Islam’s View of the Bible

The regard and view of the Bible from the standpoint of Islam needs to be understood on several fronts. First, it does not matter how men view the Scriptures, they are the inspired Word of God (II Timothy 3:16-17; I Peter 1:20-21). The Qur’an was written by a man who claimed to be a prophet, just as other religious organizations were born of men who claimed to have received some additional insight from God (Mormons, Jehovah Witnesses, et al.). The generic view/claim of the men who attempt to perpetrate these frauds is that something in the Bible needs to be corrected or altered for their newly emergent system to come into prominence. Of course, God has instructed them of this necessity (as this validates their mission). Their obedience to Scripture is only insofar as it serves their purpose and agrees with what they are proposing. 

Islam is no different in this respect, only so from the assertion that the Bible has many corrupted passages (which coincidentally are those that contradict the teaching or contrived “prophecy” of Muhammad), which in many instances is more evidence that the Qur’an is filled with self-contradictions. This is no clearer than in the efforts of Muslims to deny Biblical credibility while at the same time the Qur’an says that the books of Moses, Psalms, and the Gospels were all revelations from God. 

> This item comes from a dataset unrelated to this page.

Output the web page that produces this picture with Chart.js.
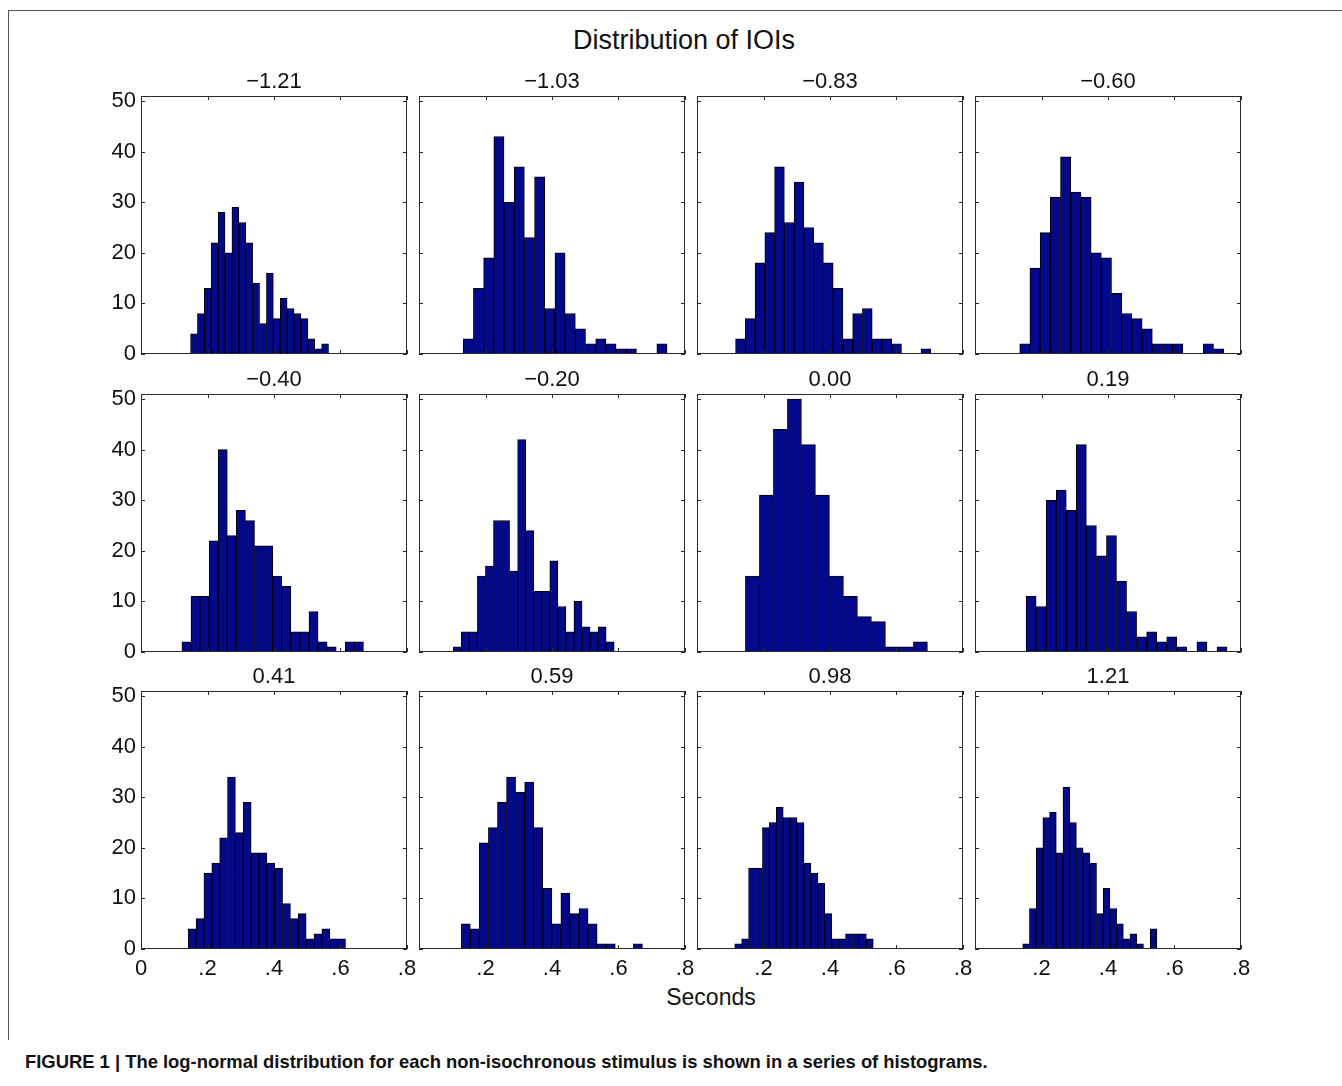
<!DOCTYPE html>
<html>
<head>
<meta charset="utf-8">
<title>Distribution of IOIs</title>
<script src="https://cdn.jsdelivr.net/npm/chart.js@4.4.1/dist/chart.umd.min.js"></script>
<style>
  body { margin: 0; background: #fff; font-family: "Liberation Sans", Arial, sans-serif; color: #111; }
  #page { position: relative; width: 1342px; height: 1086px; overflow: hidden; }
  #page canvas { position: absolute; }
  .frameTop { position: absolute; left: 8px; top: 10px; width: 1334px; height: 1px; background: #555; }
  .frameLeft { position: absolute; left: 8px; top: 10px; width: 1px; height: 1030px; background: #555; }
  #mainTitle { position: absolute; left: 434px; top: 23px; width: 500px; text-align: center; font-size: 27px; line-height: 34px; }
  #xTitle { position: absolute; left: 611px; top: 983px; width: 200px; text-align: center; font-size: 23px; line-height: 28px; }
  #caption { position: absolute; left: 25px; top: 1051px; font-size: 18.4px; line-height: 22px; font-weight: bold; white-space: nowrap; }
</style>
</head>
<body>
<div id="page">
  <div class="frameTop"></div>
  <div class="frameLeft"></div>
  <div id="mainTitle">Distribution of IOIs</div>
  <div id="xTitle">Seconds</div>
  <div id="caption">FIGURE 1 | The log-normal distribution for each non-isochronous stimulus is shown in a series of histograms.</div>
</div>
<script>
// panel titles (stimulus parameter)
const panelTitles = ["−1.21", "−1.03", "−0.83", "−0.60", "−0.40", "−0.20", "0.00", "0.19", "0.41", "0.59", "0.98", "1.21"];

// histogram range (seconds) of each panel
const binLo = [0.149, 0.133, 0.116, 0.1345, 0.123, 0.103, 0.1456, 0.1536, 0.142, 0.127, 0.1135, 0.1436];
const binHi = [0.564, 0.746, 0.703, 0.748, 0.669, 0.587, 0.693, 0.758, 0.615, 0.672, 0.530, 0.547];

// counts per bin
const counts_n121 = [4, 8, 13, 22, 28, 20, 29, 26, 22, 14, 6, 16, 7, 11, 9, 8, 7, 3, 1, 2];
const counts_n103 = [3, 13, 19, 43, 30, 37, 23, 35, 9, 20, 8, 5, 2, 3, 2, 1, 1, 0, 0, 2];
const counts_n083 = [3, 7, 18, 24, 37, 26, 34, 25, 22, 18, 13, 3, 8, 9, 3, 3, 2, 0, 0, 1];
const counts_n060 = [2, 17, 24, 31, 39, 32, 31, 20, 19, 12, 8, 7, 5, 2, 2, 2, 0, 0, 2, 1];
const counts_n040 = [2, 11, 11, 22, 40, 23, 28, 26, 21, 21, 15, 13, 4, 4, 8, 2, 1, 0, 2, 2];
const counts_n020 = [1, 4, 4, 15, 17, 26, 26, 16, 42, 24, 12, 12, 18, 9, 4, 10, 5, 4, 5, 2];
const counts_000 = [15, 31, 44, 50, 41, 31, 15, 11, 7, 6, 1, 1, 2];
const counts_019 = [11, 9, 30, 32, 28, 41, 25, 19, 23, 14, 8, 3, 4, 2, 3, 1, 0, 2, 0, 1];
const counts_041 = [4, 6, 15, 17, 22, 34, 23, 29, 19, 19, 17, 16, 9, 6, 7, 2, 3, 4, 2, 2];
const counts_059 = [5, 4, 21, 24, 29, 34, 31, 33, 24, 12, 5, 11, 7, 8, 5, 1, 1, 0, 0, 1];
const counts_098 = [1, 2, 16, 16, 24, 25, 28, 26, 26, 25, 17, 15, 13, 7, 2, 2, 3, 3, 3, 2];
const counts_121 = [1, 8, 20, 26, 27, 19, 32, 25, 20, 19, 17, 7, 12, 8, 5, 2, 3, 1, 0, 4];

const allCounts = [counts_n121, counts_n103, counts_n083, counts_n060, counts_n040, counts_n020,
                   counts_000, counts_019, counts_041, counts_059, counts_098, counts_121];

// axis ticks
const xTickValues = [0, 0.2, 0.4, 0.6, 0.8];
const xTickLabels = ["0", ".2", ".4", ".6", ".8"];
const yTickValues = [0, 10, 20, 30, 40, 50];
const yTickLabels = ["0", "10", "20", "30", "40", "50"];

// layout
const plotLeft = [141, 419, 697, 975];
const plotTop = [96, 394, 691];
const plotW = 266, plotH = 258;
const padL = 50, padT = 40, padB = 45;

Chart.defaults.font.family = '"Liberation Sans", Arial, sans-serif';
Chart.defaults.color = "#111";

// matlab style box with inward tick marks
const boxTicks = {
  id: "boxTicks",
  afterDraw(chart) {
    const ctx = chart.ctx;
    const a = chart.chartArea;
    const xs = chart.scales.x, ys = chart.scales.y;
    ctx.save();
    ctx.strokeStyle = "#2a2a2a";
    ctx.lineWidth = 1;
    ctx.strokeRect(Math.round(a.left) + 0.5, Math.round(a.top) + 0.5,
                   Math.round(a.right - a.left) - 1, Math.round(a.bottom - a.top) - 1);
    ctx.beginPath();
    xs.ticks.forEach(t => {
      const px = Math.round(xs.getPixelForValue(t.value)) + 0.5;
      ctx.moveTo(px, a.bottom); ctx.lineTo(px, a.bottom - 4);
      ctx.moveTo(px, a.top); ctx.lineTo(px, a.top + 4);
    });
    ys.ticks.forEach(t => {
      const py = Math.round(ys.getPixelForValue(t.value)) + 0.5;
      ctx.moveTo(a.left, py); ctx.lineTo(a.left + 4, py);
      ctx.moveTo(a.right, py); ctx.lineTo(a.right - 4, py);
    });
    ctx.stroke();
    ctx.restore();
  }
};

const page = document.getElementById("page");

allCounts.forEach((counts, i) => {
  const row = Math.floor(i / 4), col = i % 4;
  const canvas = document.createElement("canvas");
  canvas.width = padL + plotW + padL;
  canvas.height = padT + plotH + padB;
  canvas.style.left = (plotLeft[col] - padL) + "px";
  canvas.style.top = (plotTop[row] - padT) + "px";
  page.appendChild(canvas);

  const w = (binHi[i] - binLo[i]) / counts.length;
  const points = counts.map((c, k) => ({ x: binLo[i] + w * (k + 0.5), y: c }));

  new Chart(canvas.getContext("2d"), {
    type: "bar",
    data: {
      datasets: [{
        data: points,
        backgroundColor: "#02098c",
        borderColor: "#000",
        borderWidth: 1,
        borderSkipped: false,
        barPercentage: 1,
        categoryPercentage: 1
      }]
    },
    options: {
      responsive: false,
      animation: false,
      layout: { padding: 0 },
      plugins: {
        legend: { display: false },
        tooltip: { enabled: false },
        title: {
          display: true,
          text: panelTitles[i],
          color: "#111",
          font: { size: 22, weight: "normal" },
          padding: { top: 13, bottom: 0.6 }
        }
      },
      scales: {
        x: {
          type: "linear",
          min: 0, max: 0.8,
          offset: false,
          grid: { display: false, drawTicks: false, offset: false },
          border: { display: false },
          afterBuildTicks: s => { s.ticks = xTickValues.map(v => ({ value: v })); },
          afterFit: s => { s.height = padB; },
          ticks: {
            display: row === 2,
            autoSkip: false,
            maxRotation: 0,
            padding: 7,
            font: { size: 22 },
            color: "#111",
            callback: (v, k) => (col === 0 || k > 0) ? xTickLabels[k] : ""
          }
        },
        y: {
          min: 0, max: 51,
          grid: { display: false, drawTicks: false },
          border: { display: false },
          afterBuildTicks: s => { s.ticks = yTickValues.map(v => ({ value: v })); },
          afterFit: s => { s.width = padL; },
          ticks: {
            display: col === 0,
            padding: 5,
            font: { size: 22 },
            color: "#111",
            callback: (v, k) => yTickLabels[k]
          }
        },
        y2: {
          position: "right",
          min: 0, max: 51,
          grid: { display: false, drawTicks: false },
          border: { display: false },
          afterFit: s => { s.width = padL; },
          ticks: { display: false }
        }
      }
    },
    plugins: [boxTicks]
  });
});
</script>
</body>
</html>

If Muhammad (a.d. 570-632), while alive, claimed to have received the revelation (the Qur’an) from Allah (which he did claim), it would logically force us to conclude that the Holy Scriptures (already in existence) could not have been subject to corruption at that time. Ask a Muslim when the Bible (which the Qur’an claim is from Allah) became corrupt if, since the Qur’an (which they also claim is from Allah) states that Allah’s words cannot be changed? 

The Word of the Lord is to last forever, as Jesus stated: “the scripture cannot be broken” (John 10:35). The Greek word, luo, for broken here means “to loose, dissolve, sever, break (or) demolish.” This same Greek word is translated broken in Acts 27:41 and used of the breaking up of the ship in which Paul was a passenger. A ship may be broken up (destroyed, dissolved, dissipated) but not the Word of God. 

The works of the devil can be destroyed but not the Scriptures: “To this end was the Son of God manifested, that he might destroy the works of the devil” (I John 3:8b—luo is translated “destroy” in this passage).